-------- RECORD EXCERPTS
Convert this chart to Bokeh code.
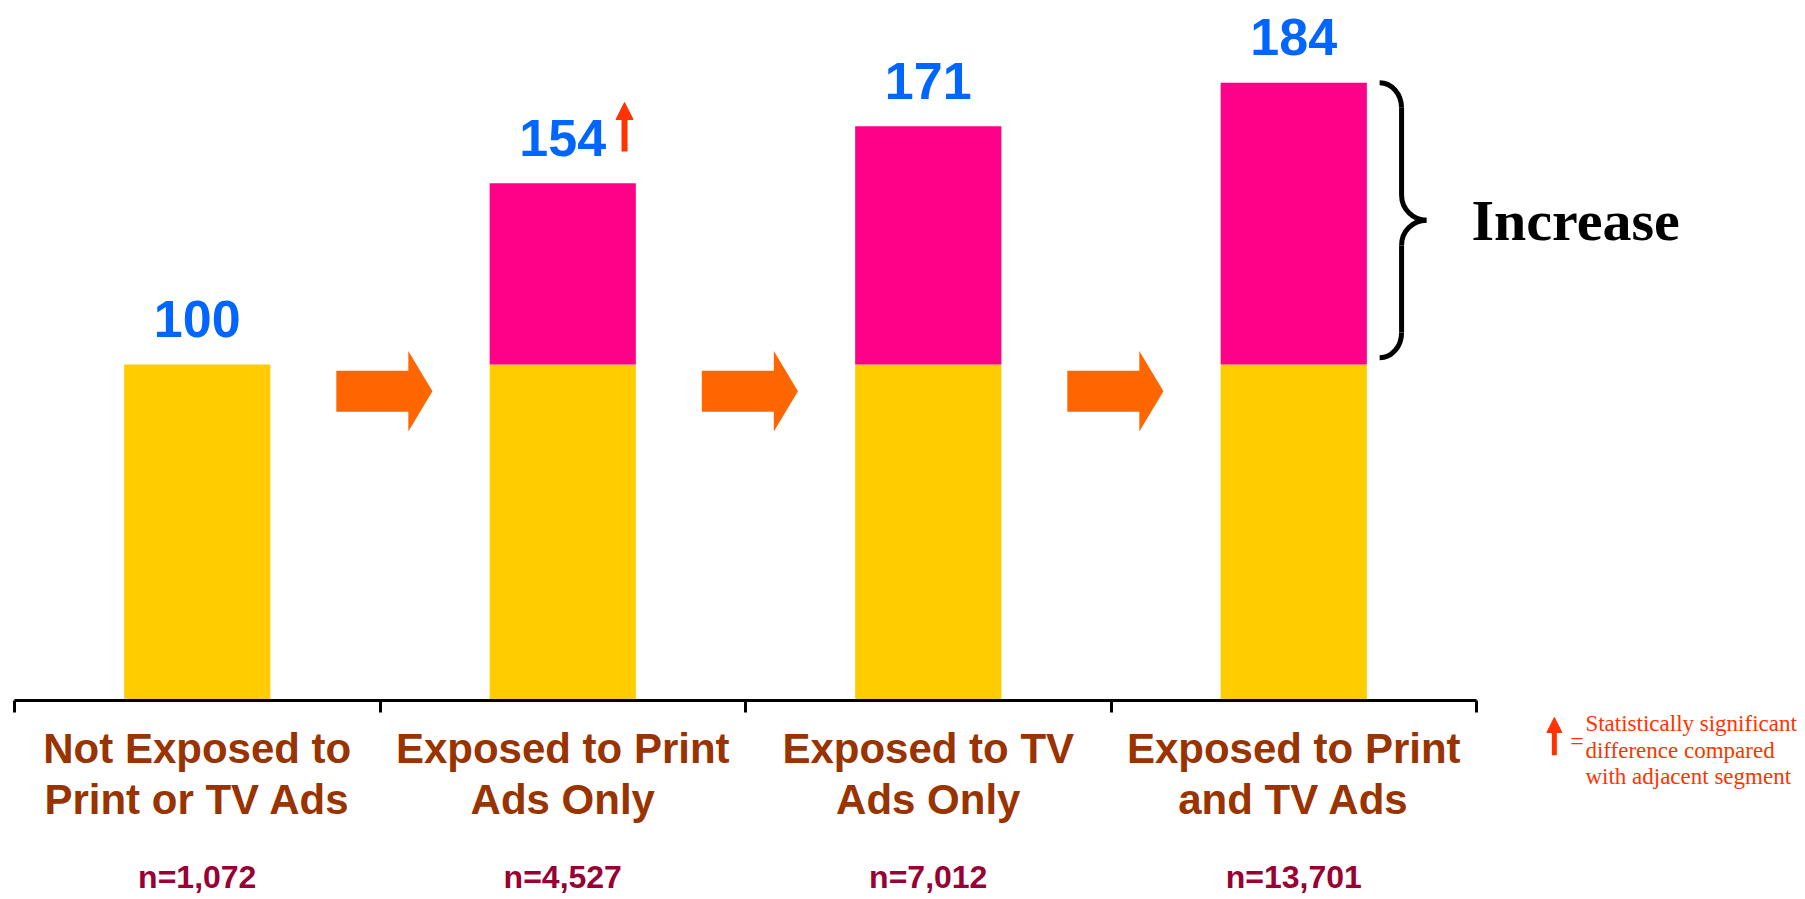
----------------
-------- RECORD EXCERPTS
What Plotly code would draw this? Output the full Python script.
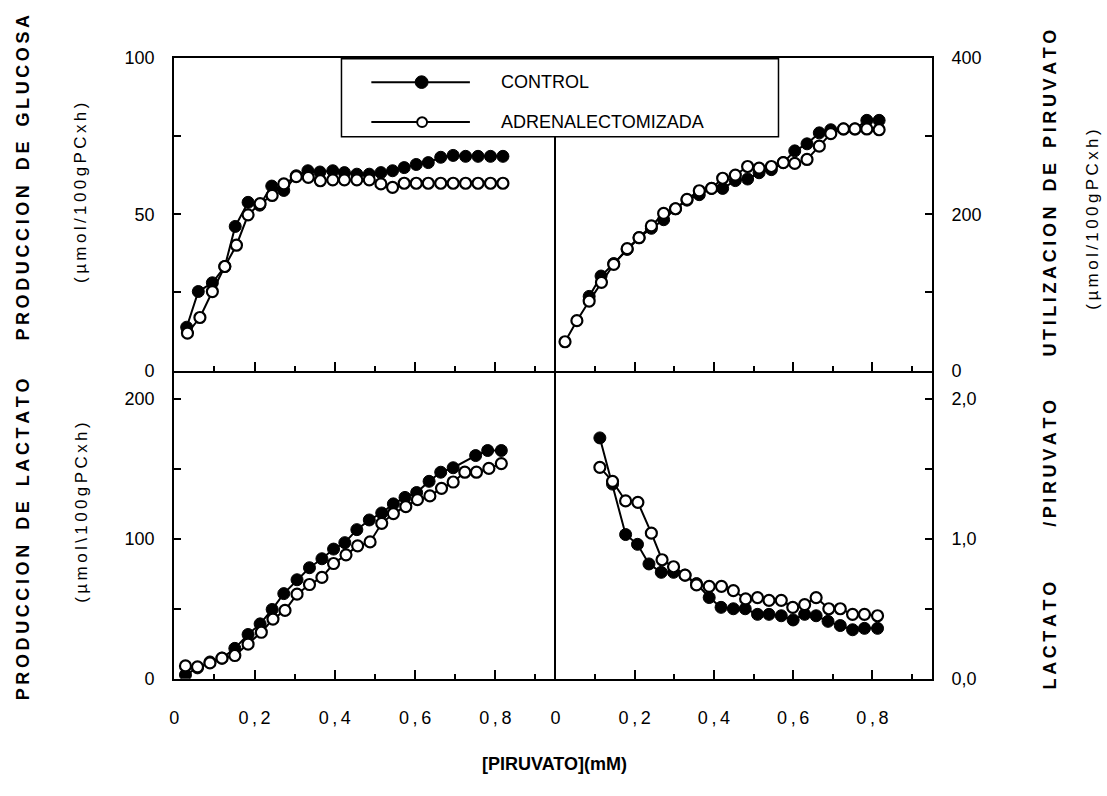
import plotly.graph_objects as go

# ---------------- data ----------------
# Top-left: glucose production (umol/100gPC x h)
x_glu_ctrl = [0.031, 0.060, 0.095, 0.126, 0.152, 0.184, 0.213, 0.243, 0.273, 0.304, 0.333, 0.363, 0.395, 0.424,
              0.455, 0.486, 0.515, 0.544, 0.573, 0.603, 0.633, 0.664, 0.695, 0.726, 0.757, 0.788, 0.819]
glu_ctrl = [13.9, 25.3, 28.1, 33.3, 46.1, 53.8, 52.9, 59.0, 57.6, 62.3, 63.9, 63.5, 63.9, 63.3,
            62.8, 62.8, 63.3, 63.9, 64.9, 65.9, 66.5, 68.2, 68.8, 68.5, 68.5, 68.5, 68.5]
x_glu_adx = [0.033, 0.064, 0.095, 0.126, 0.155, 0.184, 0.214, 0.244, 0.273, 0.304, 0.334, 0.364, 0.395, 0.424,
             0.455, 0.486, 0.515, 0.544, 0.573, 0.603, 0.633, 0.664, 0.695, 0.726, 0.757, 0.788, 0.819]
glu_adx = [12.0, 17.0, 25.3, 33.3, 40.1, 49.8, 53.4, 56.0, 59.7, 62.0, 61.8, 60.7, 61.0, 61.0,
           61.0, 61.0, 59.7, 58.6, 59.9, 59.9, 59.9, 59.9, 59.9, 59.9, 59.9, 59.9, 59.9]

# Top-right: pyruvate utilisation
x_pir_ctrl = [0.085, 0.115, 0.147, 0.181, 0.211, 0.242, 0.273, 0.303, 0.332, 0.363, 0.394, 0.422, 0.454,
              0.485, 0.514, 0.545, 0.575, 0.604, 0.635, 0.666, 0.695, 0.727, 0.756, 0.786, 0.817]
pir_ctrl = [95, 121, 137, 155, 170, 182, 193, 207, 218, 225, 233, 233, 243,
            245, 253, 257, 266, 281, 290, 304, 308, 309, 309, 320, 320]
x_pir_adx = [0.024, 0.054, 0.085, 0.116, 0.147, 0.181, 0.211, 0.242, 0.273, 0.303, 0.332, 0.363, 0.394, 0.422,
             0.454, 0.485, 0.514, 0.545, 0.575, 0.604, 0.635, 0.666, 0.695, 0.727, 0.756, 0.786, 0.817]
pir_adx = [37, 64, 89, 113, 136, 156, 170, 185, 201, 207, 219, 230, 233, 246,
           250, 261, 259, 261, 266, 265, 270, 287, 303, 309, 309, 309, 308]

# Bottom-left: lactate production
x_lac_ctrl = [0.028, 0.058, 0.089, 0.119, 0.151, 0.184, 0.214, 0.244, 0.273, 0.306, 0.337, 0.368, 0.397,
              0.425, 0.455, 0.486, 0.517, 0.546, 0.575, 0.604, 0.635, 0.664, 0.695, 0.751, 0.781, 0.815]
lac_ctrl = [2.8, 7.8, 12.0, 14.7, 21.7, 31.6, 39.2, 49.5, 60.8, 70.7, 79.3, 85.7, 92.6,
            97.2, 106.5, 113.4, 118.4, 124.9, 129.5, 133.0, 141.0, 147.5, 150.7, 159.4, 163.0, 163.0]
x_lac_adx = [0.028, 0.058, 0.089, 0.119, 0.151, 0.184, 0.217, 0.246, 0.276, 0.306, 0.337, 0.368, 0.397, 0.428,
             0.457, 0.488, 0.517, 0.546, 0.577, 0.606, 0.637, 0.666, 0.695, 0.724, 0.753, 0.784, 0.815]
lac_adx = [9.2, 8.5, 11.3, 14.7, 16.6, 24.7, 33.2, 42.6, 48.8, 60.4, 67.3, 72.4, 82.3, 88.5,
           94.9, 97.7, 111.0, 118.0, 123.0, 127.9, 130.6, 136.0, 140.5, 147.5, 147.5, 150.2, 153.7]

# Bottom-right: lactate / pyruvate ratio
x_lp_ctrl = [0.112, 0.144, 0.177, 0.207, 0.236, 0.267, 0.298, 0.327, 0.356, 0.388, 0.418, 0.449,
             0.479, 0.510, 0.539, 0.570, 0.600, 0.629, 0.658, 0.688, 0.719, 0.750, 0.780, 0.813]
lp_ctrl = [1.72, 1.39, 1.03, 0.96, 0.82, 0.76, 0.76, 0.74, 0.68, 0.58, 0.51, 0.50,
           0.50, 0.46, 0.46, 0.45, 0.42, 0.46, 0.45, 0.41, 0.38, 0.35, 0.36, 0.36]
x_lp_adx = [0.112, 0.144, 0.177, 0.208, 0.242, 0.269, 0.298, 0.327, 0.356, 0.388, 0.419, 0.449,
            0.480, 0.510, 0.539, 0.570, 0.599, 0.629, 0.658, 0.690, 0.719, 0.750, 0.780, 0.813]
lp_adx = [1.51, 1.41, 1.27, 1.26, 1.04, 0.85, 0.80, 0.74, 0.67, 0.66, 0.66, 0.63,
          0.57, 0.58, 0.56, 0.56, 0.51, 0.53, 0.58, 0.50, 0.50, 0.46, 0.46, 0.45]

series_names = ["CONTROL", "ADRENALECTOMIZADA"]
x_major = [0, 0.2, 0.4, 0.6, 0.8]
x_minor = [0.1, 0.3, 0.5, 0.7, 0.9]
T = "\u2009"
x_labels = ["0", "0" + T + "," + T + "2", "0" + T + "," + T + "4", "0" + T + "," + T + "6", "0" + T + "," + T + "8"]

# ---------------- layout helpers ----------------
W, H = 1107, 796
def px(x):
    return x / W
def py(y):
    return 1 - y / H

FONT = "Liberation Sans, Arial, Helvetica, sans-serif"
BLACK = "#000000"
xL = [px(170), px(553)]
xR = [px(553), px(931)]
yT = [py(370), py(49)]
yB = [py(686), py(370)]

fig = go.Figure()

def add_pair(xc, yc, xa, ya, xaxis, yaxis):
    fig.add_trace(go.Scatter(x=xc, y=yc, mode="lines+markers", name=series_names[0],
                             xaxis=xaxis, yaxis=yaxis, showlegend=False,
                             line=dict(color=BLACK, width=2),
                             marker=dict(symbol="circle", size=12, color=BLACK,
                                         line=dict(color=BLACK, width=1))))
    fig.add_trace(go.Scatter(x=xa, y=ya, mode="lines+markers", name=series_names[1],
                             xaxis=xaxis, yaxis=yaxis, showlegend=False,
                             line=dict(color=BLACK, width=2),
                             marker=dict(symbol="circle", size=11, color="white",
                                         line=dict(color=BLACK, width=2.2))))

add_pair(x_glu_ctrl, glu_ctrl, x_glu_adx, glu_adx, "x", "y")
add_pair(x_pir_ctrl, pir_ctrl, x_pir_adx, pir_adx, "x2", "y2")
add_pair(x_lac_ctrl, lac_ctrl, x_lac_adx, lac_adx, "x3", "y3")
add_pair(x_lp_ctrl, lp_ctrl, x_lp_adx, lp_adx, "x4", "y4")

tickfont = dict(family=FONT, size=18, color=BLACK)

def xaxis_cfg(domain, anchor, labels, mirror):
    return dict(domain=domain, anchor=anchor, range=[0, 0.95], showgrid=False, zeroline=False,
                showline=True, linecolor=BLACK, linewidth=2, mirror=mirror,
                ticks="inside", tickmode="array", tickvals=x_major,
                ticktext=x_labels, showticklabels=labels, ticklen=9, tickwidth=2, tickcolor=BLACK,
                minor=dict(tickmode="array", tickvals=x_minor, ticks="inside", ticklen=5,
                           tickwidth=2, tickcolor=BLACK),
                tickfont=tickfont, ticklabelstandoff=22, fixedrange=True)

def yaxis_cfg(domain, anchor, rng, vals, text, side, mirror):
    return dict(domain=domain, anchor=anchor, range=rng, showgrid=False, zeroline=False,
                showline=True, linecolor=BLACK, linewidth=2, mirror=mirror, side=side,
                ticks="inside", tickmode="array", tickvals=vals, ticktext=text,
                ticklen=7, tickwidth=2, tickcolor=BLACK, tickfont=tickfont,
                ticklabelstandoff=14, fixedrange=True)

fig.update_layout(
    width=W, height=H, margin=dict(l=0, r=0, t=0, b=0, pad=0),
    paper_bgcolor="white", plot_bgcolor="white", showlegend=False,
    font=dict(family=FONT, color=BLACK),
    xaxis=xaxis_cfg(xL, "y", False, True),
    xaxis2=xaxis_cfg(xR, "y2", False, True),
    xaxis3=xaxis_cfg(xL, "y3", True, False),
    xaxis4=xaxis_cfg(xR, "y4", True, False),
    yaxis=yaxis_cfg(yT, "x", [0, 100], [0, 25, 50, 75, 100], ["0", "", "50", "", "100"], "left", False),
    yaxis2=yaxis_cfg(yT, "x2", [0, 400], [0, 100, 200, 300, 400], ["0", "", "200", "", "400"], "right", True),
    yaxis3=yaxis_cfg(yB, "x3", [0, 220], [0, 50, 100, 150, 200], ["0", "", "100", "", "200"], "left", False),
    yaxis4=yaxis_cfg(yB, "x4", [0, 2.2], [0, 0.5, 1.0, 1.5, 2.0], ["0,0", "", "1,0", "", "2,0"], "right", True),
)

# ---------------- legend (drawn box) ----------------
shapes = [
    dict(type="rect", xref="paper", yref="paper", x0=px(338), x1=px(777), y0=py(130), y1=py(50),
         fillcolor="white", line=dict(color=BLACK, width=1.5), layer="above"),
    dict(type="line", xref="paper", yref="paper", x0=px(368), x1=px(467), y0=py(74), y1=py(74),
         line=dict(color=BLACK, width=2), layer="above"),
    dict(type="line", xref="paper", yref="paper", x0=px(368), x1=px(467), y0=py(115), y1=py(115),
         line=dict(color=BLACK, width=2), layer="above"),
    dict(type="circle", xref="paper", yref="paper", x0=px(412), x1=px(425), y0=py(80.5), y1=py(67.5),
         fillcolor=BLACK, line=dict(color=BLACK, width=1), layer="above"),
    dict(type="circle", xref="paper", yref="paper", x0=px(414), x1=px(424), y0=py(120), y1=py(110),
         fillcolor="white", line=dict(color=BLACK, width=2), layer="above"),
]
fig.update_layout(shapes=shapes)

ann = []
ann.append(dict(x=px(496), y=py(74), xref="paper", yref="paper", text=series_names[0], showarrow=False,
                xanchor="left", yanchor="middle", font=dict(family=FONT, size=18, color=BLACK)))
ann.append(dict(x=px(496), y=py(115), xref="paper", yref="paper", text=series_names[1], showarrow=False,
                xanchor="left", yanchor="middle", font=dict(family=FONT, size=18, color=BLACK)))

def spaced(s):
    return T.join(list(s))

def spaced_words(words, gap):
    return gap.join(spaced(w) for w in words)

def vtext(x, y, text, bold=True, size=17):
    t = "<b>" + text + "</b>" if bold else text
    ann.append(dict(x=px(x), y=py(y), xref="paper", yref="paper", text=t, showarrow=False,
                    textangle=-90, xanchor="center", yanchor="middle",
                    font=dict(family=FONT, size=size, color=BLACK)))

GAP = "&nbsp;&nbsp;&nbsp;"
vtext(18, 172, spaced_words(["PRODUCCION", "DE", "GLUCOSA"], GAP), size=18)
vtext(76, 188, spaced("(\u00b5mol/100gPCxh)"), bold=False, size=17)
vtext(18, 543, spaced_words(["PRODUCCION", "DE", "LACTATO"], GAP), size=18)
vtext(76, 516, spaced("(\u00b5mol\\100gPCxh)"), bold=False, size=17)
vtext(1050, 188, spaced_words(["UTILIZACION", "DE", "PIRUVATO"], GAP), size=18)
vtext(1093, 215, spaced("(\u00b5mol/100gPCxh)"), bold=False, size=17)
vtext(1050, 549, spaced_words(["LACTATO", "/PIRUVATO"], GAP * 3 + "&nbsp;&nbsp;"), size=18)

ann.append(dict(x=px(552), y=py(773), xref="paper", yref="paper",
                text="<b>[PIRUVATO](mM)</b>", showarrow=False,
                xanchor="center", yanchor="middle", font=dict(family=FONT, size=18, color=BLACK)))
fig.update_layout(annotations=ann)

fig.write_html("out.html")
----------------
Look above and copy only the lines from the one holding "What Plotly code" to the one holding "import plotly.graph_objects as go", both included, exactly, minus the pictures.

◆ WORKED ANSWER:
What Plotly code would draw this? Output the full Python script.
import plotly.graph_objects as go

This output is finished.